* **What to work on**
Please copy every line of the records below that holds the word "this".

━━━━━━━━━━

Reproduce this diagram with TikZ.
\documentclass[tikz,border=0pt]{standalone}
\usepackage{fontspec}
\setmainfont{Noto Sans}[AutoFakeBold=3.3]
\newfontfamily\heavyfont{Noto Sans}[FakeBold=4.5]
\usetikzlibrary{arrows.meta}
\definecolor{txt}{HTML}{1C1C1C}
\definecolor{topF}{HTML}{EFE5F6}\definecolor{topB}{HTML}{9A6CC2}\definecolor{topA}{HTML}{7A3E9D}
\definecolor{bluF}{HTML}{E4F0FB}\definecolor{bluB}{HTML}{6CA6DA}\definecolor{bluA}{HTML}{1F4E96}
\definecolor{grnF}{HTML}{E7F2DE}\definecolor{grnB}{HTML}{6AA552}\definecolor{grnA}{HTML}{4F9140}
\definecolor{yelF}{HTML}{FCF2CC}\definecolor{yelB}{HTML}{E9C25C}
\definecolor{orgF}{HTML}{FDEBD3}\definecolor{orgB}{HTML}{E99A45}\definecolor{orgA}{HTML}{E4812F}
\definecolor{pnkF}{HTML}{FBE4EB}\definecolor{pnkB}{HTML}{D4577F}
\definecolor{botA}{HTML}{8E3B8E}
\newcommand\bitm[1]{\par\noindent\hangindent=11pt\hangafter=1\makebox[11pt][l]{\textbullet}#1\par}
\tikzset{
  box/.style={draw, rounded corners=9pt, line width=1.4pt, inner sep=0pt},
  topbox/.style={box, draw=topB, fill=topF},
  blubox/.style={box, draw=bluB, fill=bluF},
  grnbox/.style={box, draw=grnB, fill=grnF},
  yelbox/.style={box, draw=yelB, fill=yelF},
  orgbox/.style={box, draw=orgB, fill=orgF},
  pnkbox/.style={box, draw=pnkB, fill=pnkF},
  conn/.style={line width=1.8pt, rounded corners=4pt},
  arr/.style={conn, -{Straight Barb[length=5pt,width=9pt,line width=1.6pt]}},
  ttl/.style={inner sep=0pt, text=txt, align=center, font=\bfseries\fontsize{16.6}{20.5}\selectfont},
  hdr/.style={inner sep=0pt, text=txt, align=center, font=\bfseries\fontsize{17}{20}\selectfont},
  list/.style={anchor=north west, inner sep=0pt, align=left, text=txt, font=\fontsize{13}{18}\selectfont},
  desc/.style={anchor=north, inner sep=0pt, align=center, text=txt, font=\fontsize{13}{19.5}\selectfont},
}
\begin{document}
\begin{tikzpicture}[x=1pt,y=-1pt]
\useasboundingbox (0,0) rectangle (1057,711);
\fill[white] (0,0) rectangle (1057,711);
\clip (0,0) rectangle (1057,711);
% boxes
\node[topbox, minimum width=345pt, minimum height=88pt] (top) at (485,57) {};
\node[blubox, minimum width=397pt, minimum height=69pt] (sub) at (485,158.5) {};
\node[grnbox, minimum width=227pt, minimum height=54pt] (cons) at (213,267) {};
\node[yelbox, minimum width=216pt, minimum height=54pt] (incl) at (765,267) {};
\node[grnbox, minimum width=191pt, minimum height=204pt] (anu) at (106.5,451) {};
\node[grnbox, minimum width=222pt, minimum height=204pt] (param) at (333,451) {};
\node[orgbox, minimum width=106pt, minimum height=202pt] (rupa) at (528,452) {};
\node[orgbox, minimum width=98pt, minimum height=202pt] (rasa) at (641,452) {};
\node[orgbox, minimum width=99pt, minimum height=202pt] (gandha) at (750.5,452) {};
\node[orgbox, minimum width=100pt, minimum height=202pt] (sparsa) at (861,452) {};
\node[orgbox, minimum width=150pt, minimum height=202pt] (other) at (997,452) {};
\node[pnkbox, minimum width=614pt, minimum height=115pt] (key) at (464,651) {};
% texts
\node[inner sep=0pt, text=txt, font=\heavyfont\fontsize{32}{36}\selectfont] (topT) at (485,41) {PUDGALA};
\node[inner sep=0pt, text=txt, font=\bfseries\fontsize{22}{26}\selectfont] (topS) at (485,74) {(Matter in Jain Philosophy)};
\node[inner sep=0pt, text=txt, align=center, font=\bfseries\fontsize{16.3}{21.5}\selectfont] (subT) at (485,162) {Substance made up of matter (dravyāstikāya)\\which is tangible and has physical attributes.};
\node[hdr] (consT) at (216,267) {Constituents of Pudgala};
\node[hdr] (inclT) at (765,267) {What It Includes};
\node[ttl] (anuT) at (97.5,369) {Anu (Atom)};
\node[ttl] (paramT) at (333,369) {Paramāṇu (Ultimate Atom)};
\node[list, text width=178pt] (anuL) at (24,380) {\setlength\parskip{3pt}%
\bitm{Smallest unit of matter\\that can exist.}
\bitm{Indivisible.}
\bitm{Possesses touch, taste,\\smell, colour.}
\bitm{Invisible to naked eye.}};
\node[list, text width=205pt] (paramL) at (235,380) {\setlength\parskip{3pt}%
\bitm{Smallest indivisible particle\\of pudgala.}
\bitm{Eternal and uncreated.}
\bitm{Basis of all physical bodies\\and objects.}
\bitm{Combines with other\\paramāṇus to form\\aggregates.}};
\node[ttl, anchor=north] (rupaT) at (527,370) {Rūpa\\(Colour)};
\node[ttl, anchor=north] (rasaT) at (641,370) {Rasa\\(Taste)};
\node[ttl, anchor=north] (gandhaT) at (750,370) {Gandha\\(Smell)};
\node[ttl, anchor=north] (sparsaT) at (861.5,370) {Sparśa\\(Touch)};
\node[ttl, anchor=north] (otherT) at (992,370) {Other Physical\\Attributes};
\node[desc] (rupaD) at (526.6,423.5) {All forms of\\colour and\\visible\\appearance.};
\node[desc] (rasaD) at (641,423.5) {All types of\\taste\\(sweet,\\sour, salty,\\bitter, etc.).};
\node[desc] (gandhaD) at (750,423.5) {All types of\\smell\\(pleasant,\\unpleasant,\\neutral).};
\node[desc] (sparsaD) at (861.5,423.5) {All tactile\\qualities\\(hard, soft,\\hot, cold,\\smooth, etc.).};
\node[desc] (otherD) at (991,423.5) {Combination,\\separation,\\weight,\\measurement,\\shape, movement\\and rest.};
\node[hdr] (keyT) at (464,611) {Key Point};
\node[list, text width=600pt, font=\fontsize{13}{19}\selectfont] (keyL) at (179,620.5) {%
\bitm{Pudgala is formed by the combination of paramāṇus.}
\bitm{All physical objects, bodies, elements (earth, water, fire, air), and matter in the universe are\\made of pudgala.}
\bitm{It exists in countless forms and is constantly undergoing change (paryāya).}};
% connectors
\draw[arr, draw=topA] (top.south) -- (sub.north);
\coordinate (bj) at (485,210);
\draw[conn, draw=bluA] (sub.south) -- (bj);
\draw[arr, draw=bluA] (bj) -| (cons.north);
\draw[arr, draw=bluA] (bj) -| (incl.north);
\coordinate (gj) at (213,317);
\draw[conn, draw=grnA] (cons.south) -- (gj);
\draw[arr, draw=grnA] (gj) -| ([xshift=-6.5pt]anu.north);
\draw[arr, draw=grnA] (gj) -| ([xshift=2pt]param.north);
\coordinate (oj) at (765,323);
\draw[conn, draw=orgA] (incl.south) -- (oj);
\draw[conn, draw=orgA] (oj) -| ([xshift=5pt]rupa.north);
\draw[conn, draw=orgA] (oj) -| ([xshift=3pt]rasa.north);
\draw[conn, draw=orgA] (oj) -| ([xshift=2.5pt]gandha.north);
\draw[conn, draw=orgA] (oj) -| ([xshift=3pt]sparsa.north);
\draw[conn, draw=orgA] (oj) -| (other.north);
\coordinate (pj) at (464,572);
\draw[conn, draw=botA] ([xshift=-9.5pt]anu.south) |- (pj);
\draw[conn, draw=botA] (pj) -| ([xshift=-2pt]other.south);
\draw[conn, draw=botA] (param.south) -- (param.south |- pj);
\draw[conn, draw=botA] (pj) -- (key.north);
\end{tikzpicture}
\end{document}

━━━━━━━━━━

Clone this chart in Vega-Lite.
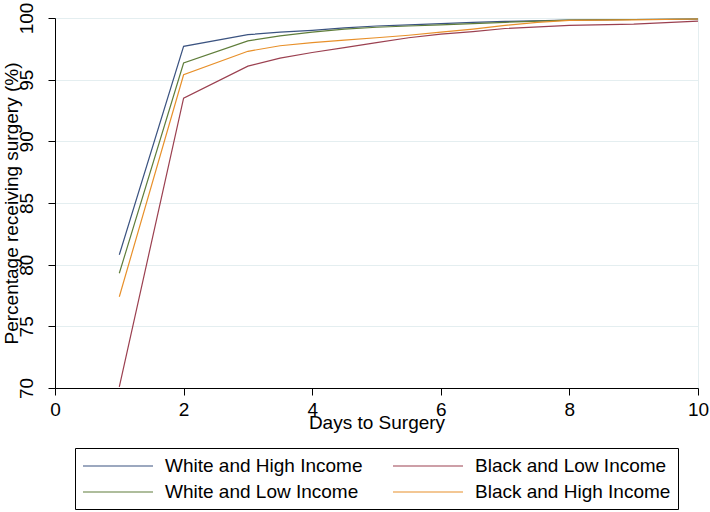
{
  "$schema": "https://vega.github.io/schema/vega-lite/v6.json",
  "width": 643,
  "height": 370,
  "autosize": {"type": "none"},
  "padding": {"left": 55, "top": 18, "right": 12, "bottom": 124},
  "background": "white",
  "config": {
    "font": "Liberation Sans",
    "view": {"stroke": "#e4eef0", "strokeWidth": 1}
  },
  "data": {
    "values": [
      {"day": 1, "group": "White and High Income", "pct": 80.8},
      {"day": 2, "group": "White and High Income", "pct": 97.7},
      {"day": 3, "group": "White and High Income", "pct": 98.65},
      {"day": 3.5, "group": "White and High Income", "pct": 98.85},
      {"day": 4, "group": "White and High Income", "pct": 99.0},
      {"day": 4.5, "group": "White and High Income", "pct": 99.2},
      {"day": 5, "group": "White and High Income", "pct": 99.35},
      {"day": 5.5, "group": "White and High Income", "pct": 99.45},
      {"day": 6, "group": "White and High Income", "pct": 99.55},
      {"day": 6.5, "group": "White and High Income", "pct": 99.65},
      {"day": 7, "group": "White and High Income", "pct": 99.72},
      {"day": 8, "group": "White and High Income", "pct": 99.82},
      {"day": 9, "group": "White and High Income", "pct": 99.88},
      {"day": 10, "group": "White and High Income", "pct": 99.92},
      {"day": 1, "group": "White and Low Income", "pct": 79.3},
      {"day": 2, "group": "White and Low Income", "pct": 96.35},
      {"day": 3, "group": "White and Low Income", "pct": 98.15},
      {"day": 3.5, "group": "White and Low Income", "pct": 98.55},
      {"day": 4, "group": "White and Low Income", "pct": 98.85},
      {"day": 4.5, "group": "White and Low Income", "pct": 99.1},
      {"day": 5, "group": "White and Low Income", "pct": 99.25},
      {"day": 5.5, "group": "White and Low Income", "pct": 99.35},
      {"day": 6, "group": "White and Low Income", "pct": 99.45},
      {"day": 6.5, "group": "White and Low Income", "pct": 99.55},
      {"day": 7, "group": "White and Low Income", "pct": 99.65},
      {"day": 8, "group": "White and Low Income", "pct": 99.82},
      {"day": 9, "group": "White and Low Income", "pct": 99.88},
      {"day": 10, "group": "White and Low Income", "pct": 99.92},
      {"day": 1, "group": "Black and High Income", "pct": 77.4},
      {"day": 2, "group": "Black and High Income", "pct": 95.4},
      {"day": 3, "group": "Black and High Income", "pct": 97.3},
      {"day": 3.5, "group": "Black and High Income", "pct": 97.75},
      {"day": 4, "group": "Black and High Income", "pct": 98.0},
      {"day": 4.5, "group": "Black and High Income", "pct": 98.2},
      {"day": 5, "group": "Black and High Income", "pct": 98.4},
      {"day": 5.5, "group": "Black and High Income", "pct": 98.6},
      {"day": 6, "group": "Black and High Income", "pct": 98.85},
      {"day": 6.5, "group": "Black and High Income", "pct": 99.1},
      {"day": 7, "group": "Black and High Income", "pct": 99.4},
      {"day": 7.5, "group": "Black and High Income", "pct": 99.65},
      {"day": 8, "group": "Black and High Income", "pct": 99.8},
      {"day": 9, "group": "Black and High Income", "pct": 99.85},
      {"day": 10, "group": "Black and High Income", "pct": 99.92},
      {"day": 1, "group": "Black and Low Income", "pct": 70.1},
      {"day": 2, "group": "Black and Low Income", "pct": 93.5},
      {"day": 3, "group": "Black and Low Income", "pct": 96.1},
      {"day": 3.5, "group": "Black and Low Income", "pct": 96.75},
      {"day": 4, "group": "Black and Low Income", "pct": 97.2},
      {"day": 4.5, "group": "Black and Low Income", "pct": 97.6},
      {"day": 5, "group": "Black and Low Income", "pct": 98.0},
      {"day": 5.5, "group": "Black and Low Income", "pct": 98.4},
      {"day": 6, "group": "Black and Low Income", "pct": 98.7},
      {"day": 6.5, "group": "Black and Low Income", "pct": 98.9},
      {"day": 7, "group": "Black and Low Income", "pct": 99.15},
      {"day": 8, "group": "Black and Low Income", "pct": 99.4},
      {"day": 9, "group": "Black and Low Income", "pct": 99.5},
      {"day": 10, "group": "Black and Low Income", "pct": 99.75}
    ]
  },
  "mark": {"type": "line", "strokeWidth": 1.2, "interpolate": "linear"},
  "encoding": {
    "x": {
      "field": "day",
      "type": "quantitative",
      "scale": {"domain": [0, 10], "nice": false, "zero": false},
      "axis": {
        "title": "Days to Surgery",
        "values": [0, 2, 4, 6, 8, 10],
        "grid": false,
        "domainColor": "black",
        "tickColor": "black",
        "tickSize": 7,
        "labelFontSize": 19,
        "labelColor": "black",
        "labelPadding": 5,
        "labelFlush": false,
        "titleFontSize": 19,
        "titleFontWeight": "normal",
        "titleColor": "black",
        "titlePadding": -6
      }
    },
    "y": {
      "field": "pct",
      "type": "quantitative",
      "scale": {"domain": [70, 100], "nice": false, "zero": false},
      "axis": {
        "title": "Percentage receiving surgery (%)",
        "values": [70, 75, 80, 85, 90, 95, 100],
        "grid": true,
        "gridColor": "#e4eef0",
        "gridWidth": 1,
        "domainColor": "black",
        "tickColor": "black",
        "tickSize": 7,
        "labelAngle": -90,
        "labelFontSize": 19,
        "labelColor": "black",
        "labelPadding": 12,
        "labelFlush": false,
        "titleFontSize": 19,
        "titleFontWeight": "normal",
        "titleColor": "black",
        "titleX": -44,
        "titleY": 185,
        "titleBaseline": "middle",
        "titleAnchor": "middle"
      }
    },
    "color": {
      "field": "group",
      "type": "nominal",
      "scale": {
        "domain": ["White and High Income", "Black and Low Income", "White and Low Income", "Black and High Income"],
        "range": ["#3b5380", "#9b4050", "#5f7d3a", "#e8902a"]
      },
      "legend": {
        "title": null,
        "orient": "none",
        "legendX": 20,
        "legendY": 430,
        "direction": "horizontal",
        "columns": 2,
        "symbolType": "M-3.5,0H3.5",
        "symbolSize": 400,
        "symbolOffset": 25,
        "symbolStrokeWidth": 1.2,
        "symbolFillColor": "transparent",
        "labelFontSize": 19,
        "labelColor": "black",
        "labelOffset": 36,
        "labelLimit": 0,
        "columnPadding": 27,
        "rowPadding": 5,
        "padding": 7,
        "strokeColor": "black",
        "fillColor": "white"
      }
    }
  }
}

━━━━━━━━━━

* **Complete answer**
Reproduce this diagram with TikZ.
Clone this chart in Vega-Lite.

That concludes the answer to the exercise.